I think I’d like to see more distributed authority and responsibility from Shambhala governance. It can it can be clear and and still distributed. I think centralized authority and responsibility creates a single point of failure potential. That can break down; I think we’re experiencing that.
And people are feeling a gap in leadership from the top down. And one can help to avert that by having distributed authority and responsibility. Distributed also can help with the burnout problem.
So I’m really a fan for more of a distributed model. But it does have to be clear. And the lines of communication and how that distribution works.
I’m contemplating the bottom-up aspect of a hierarchy when it’s done the way I think a mandala is done. I see that it can look like a hierarchy, if you think in terms of hierarchy. But every person in the mandala is empowered, and they need to hold their seat in order for the model to work. And so they have authority; they rule their own worlds within the world of the model.
I’ve seen a lot of confusion about who what empowerment individuals have. I think we lost the bottom-up quality, and that felt oppressive. There’s something—it might be in the training or just, I thought of it as coaching for the lower rung of a hierarchy, which is actually just the outer rung of a mandala—as maybe be the way to help things work better.
Governance: Challenges
What is the relationship of the local Shambala centers to the international organization? I think centers feel like they have more authority than they really do under the current structure. I think there is a a potential confusion that comes into play.
We had an experience where the council and the director of my center took on a huge project that was strongly supported by the center of the mandala, and it turned out that many of the members really did not agree with this, and with the project. This was over five years ago, and that underlying tension continues to this day.
The Director model is problematic: the Director has all the authority and has mandate from the center of the mandala. The Council has none. I was part of a center where the director dissolved the council. Although Council members complained to SGS staff, they talked to us but in the end nothing was done.
Centralized authority raises concerns about too much power in one place, and centralized responsibility leads to burnout.
The old problem is not being addressed—the same people in leadership positions, burning out, without newer people to replace them.
Regardless of the model, and the structure, there’s human tendencies, right. And one of our human tendencies is to actually want to give away our authority. And then we begrudge that after we’ve done.

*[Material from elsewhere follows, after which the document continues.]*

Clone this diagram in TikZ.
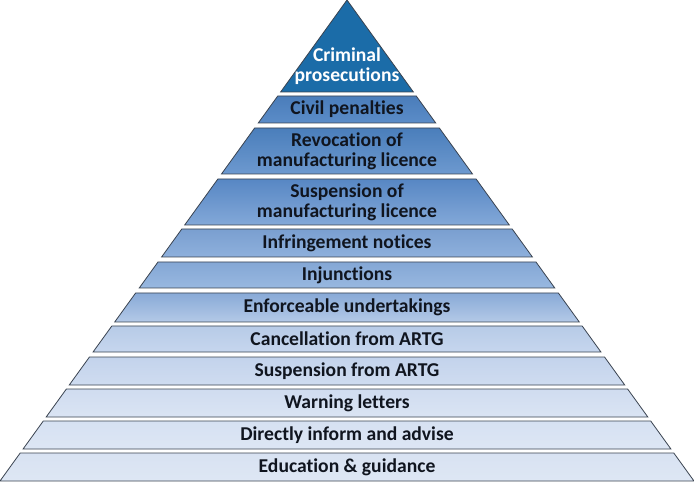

Governance and the Community: Congress
I’m on the Governance Models group in the Process Team. We came up with four different models, and the one thing that those four models have in common is something along the lines of a Congress.

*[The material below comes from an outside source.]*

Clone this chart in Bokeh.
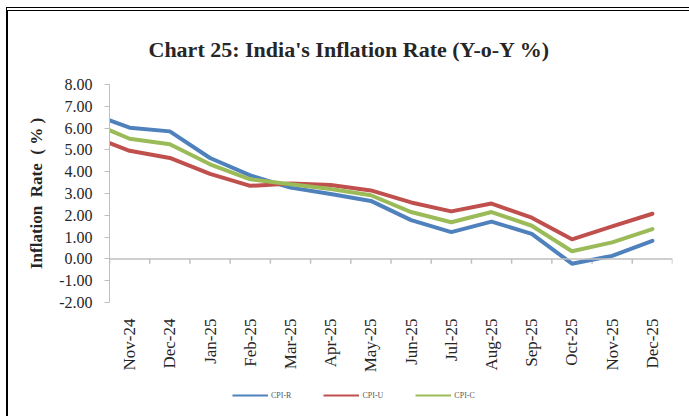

I really believe that that’s the way we need to go. But I’m not sure how much real real interest there is in it a Congress; how many people are really willing to put that time into doing that?
I went to all of the congresses in the Richard Reoch era. And that was when I started to feel like the Shambala ideas started to land real in samsara, very, like earth, joining heaven and earth. And when they stopped, I remember being very upset.

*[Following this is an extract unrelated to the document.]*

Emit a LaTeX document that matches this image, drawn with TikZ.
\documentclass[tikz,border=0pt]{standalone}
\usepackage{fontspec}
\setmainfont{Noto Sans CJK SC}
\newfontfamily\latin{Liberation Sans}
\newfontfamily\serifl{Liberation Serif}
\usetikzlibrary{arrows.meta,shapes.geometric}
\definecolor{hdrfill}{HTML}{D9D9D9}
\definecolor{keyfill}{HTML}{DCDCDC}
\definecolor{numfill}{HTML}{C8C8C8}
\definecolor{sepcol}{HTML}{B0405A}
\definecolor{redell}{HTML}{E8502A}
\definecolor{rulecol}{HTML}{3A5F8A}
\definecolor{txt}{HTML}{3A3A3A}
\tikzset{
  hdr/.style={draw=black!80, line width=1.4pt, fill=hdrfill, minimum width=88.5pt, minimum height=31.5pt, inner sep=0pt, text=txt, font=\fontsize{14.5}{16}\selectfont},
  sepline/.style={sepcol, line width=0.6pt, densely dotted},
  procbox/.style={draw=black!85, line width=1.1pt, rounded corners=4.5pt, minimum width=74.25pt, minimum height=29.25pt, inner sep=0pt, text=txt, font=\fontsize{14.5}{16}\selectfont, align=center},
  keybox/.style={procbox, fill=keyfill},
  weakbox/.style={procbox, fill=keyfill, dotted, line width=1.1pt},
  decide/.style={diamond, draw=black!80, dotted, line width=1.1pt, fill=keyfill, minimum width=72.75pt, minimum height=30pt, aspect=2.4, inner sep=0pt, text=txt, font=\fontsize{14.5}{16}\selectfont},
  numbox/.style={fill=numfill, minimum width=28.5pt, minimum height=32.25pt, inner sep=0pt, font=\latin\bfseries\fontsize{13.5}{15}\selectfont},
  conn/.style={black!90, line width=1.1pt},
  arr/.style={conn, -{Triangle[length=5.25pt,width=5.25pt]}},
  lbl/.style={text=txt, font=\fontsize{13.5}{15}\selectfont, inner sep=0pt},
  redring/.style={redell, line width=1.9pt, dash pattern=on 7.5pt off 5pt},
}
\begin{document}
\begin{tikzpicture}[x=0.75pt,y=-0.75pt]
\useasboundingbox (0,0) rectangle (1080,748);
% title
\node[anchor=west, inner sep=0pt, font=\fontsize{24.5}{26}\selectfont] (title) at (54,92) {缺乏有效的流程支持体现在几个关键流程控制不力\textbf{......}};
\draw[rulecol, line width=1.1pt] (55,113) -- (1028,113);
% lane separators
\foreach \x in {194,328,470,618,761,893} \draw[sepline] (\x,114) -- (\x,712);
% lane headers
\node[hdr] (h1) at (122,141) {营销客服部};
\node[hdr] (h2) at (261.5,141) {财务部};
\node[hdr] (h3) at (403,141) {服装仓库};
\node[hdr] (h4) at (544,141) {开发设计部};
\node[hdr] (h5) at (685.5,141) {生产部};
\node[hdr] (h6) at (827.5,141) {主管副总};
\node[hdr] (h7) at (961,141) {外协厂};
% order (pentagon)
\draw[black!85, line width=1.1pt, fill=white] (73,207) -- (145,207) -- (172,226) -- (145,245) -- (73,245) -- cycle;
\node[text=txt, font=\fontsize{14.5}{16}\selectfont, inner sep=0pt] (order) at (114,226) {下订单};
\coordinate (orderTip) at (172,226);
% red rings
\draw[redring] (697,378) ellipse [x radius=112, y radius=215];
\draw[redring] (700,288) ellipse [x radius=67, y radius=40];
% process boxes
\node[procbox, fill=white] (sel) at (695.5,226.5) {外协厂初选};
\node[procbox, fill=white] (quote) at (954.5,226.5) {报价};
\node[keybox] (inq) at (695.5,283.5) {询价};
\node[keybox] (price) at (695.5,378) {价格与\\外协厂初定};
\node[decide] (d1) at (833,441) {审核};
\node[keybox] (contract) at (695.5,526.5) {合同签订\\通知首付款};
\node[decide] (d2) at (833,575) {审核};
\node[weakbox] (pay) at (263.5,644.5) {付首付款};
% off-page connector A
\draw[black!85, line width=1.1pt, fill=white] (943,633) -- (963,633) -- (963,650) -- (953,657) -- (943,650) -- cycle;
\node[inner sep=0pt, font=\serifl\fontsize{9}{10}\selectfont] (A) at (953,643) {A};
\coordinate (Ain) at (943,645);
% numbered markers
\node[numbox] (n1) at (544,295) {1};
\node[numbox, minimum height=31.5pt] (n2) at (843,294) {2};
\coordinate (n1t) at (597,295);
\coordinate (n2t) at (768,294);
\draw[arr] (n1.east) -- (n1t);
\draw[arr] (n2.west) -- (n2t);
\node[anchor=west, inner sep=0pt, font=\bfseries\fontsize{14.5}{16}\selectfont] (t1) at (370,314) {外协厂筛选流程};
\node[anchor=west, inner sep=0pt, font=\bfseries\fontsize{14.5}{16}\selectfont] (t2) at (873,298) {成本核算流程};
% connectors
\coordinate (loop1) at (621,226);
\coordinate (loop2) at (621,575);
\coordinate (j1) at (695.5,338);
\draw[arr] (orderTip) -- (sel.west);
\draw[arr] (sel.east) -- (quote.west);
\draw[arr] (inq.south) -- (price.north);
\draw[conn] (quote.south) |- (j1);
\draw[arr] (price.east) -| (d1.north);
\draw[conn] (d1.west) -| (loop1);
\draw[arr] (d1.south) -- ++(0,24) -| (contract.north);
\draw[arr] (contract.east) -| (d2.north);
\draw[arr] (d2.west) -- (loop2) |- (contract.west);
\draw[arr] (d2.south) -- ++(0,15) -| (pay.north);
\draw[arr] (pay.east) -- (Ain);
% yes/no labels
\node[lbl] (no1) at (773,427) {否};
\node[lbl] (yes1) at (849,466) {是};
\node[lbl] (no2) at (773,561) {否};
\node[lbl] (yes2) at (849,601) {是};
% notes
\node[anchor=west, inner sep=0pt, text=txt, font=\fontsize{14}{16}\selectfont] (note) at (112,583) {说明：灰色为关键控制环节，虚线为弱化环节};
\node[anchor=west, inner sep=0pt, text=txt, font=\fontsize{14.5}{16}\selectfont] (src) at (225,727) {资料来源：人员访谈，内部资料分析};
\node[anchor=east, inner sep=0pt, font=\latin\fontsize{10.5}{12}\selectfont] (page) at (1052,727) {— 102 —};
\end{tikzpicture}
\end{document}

I really feel like the current Process Team could turn into a Congress. Like the seed of it is there. And there could be more and more people, representatives from different groups, and places and, you know, factions and whatever could be on the Process Team. The Process Team has already established itself as a functioning group. And we could head that way if people had interest in it. But I don’t know if people do.
One thing about Congress could be that it wouldn’t just be geographies, but it could be representatives of groups. And I love that idea, because there are natural, like affinity groups that form along many different identities. And if they’re substantive enough, they should be represented, right? Especially since now, we’re communicating with people all across boundaries.
Governance and the Community: Delegs
Our deleg was a little bit like the sociocracy sounds. We had a center, and then we had four autonomous little groups that had their own gatherings within our center. It removed the bottleneck of the Leadership Council, which was really a major bottleneck for us. And we had thriving little projects and things and we just checked in, and it eliminated that bottleneck.
And it created a lot of close associations. We were like a family in that. I was like a little stem group within the center. We all got together on Sundays and on programs, but we had our own things that where you saw other people, the same people, more regularly.
A deleg was an original neighborhood. People would gather in each other’s houses, and have fun, and food, and also discuss issues. And there were deputies who would represent all deleg desires and concerns, and bring that to governance. It was both that people have good relationships with each other, and also send in messages to the authorities. They feel more comfortable talking about the hard things because they know each other, and they care about each other.
I really loved the the salon idea that the Sakyong had some years ago. We started doing that in our area. We had salons, which is much like a deleg.
The deleg idea fits with the Congress idea too, because the dekyongs could be on the Congress.